Exercise requirements → Skip pictures; extract every line from the one with "Convert this chart to matplotlib code." through the one with "1750, 2000, 2250]", exactly as written.

BEGIN Given records

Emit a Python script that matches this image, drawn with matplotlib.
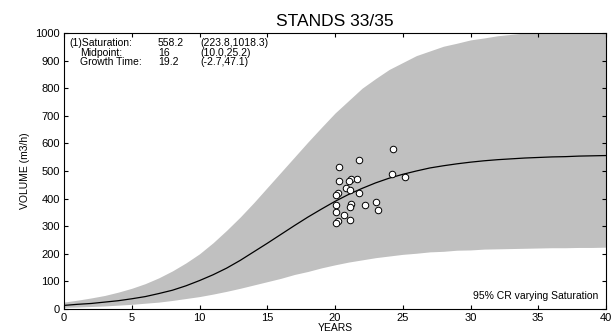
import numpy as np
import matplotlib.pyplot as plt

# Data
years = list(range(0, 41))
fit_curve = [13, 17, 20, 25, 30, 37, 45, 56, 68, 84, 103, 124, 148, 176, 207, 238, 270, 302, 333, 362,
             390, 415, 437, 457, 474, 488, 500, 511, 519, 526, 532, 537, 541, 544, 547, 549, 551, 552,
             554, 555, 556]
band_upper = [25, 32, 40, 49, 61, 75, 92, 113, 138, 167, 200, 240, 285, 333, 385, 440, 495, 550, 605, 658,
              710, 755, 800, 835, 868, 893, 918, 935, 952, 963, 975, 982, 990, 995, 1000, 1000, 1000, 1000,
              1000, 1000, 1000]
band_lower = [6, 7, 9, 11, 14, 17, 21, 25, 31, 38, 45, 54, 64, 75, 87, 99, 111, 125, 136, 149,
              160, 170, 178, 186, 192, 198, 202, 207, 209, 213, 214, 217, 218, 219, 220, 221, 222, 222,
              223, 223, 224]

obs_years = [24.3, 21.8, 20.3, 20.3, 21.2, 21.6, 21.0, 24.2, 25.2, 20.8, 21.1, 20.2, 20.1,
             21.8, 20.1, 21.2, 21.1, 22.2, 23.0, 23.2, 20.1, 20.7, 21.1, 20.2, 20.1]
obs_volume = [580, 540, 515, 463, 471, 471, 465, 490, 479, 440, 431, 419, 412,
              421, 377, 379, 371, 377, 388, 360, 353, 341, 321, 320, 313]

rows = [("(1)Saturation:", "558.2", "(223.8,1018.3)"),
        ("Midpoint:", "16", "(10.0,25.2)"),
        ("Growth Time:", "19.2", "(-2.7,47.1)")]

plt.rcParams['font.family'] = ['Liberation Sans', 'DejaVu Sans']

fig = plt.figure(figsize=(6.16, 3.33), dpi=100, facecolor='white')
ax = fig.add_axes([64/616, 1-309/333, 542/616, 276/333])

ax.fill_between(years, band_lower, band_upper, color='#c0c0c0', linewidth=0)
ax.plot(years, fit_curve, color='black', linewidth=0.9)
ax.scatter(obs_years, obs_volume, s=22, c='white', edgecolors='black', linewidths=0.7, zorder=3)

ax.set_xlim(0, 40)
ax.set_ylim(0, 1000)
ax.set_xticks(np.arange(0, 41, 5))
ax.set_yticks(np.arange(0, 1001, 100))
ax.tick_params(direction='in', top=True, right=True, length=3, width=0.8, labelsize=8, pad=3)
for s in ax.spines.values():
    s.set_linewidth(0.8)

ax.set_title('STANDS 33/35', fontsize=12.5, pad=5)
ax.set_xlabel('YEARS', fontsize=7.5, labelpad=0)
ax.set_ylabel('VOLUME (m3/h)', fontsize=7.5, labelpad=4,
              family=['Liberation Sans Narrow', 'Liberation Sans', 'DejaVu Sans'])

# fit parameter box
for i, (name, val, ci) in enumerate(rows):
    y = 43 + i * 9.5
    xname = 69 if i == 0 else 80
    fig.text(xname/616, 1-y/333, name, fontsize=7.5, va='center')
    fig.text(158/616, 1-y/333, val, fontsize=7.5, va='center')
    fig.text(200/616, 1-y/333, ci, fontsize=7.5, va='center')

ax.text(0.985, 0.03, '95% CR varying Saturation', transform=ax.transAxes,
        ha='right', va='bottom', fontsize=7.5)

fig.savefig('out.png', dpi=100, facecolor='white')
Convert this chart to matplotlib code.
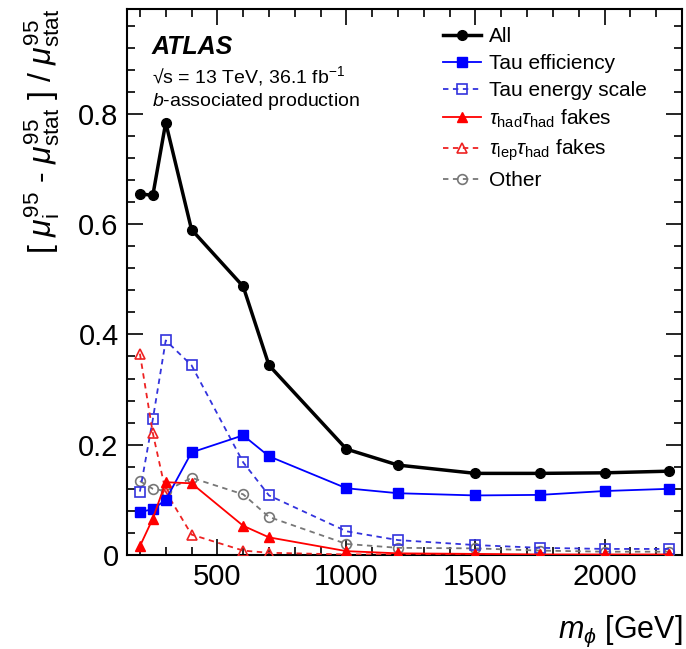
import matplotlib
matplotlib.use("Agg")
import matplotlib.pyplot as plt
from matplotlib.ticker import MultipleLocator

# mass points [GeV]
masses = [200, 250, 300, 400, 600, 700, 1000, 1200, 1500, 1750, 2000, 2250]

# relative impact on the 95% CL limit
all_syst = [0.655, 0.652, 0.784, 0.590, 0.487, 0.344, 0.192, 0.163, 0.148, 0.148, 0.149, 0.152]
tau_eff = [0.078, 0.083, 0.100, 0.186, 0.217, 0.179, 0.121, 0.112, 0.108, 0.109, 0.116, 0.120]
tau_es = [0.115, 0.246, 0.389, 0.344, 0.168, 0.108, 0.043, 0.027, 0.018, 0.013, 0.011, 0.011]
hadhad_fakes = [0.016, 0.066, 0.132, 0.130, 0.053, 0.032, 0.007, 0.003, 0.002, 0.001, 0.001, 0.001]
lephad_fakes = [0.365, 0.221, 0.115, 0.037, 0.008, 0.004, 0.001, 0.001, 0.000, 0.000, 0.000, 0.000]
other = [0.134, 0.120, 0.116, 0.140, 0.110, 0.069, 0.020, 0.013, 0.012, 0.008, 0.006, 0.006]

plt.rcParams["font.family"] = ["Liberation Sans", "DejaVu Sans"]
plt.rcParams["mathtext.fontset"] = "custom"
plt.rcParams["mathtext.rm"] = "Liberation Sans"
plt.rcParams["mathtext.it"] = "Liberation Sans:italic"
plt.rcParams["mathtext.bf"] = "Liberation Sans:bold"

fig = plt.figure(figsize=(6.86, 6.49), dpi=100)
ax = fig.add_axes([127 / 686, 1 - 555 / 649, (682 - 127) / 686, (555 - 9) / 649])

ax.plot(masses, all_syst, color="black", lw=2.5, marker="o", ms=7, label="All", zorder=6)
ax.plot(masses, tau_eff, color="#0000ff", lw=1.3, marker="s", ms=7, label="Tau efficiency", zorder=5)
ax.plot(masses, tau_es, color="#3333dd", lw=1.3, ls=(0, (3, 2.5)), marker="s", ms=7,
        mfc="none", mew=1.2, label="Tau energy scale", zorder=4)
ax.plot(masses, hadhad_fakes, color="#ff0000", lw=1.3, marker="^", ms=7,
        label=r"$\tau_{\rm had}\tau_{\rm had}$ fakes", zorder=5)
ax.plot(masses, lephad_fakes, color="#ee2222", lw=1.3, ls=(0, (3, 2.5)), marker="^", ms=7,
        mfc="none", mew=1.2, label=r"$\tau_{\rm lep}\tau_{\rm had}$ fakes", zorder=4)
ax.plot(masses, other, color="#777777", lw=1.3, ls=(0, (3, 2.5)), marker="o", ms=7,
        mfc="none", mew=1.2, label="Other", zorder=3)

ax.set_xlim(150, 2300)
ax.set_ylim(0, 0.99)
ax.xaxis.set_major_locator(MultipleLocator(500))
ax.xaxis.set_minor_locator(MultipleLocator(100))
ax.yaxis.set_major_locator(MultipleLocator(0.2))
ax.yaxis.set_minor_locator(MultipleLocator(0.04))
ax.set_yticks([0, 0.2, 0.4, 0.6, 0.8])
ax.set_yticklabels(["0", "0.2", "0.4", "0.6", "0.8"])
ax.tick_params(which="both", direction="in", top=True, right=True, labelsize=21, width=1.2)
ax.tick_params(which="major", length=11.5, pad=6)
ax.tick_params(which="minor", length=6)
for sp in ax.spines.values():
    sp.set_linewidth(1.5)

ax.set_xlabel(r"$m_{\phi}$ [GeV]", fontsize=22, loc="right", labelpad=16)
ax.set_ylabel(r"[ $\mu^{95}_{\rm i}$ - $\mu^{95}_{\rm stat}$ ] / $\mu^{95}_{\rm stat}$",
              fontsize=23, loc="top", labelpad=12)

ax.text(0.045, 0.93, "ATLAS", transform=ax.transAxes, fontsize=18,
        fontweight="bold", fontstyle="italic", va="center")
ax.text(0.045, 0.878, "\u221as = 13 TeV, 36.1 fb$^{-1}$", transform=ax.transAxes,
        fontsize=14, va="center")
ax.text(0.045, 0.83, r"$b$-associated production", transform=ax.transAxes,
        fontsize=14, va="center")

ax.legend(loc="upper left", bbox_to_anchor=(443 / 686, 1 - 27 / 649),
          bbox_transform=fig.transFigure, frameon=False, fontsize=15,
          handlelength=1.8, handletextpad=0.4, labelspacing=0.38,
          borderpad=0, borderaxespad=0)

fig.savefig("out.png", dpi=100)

END Given records

Written solution →
Convert this chart to matplotlib code.
import matplotlib
matplotlib.use("Agg")
import matplotlib.pyplot as plt
from matplotlib.ticker import MultipleLocator

# mass points [GeV]
masses = [200, 250, 300, 400, 600, 700, 1000, 1200, 1500, 1750, 2000, 2250]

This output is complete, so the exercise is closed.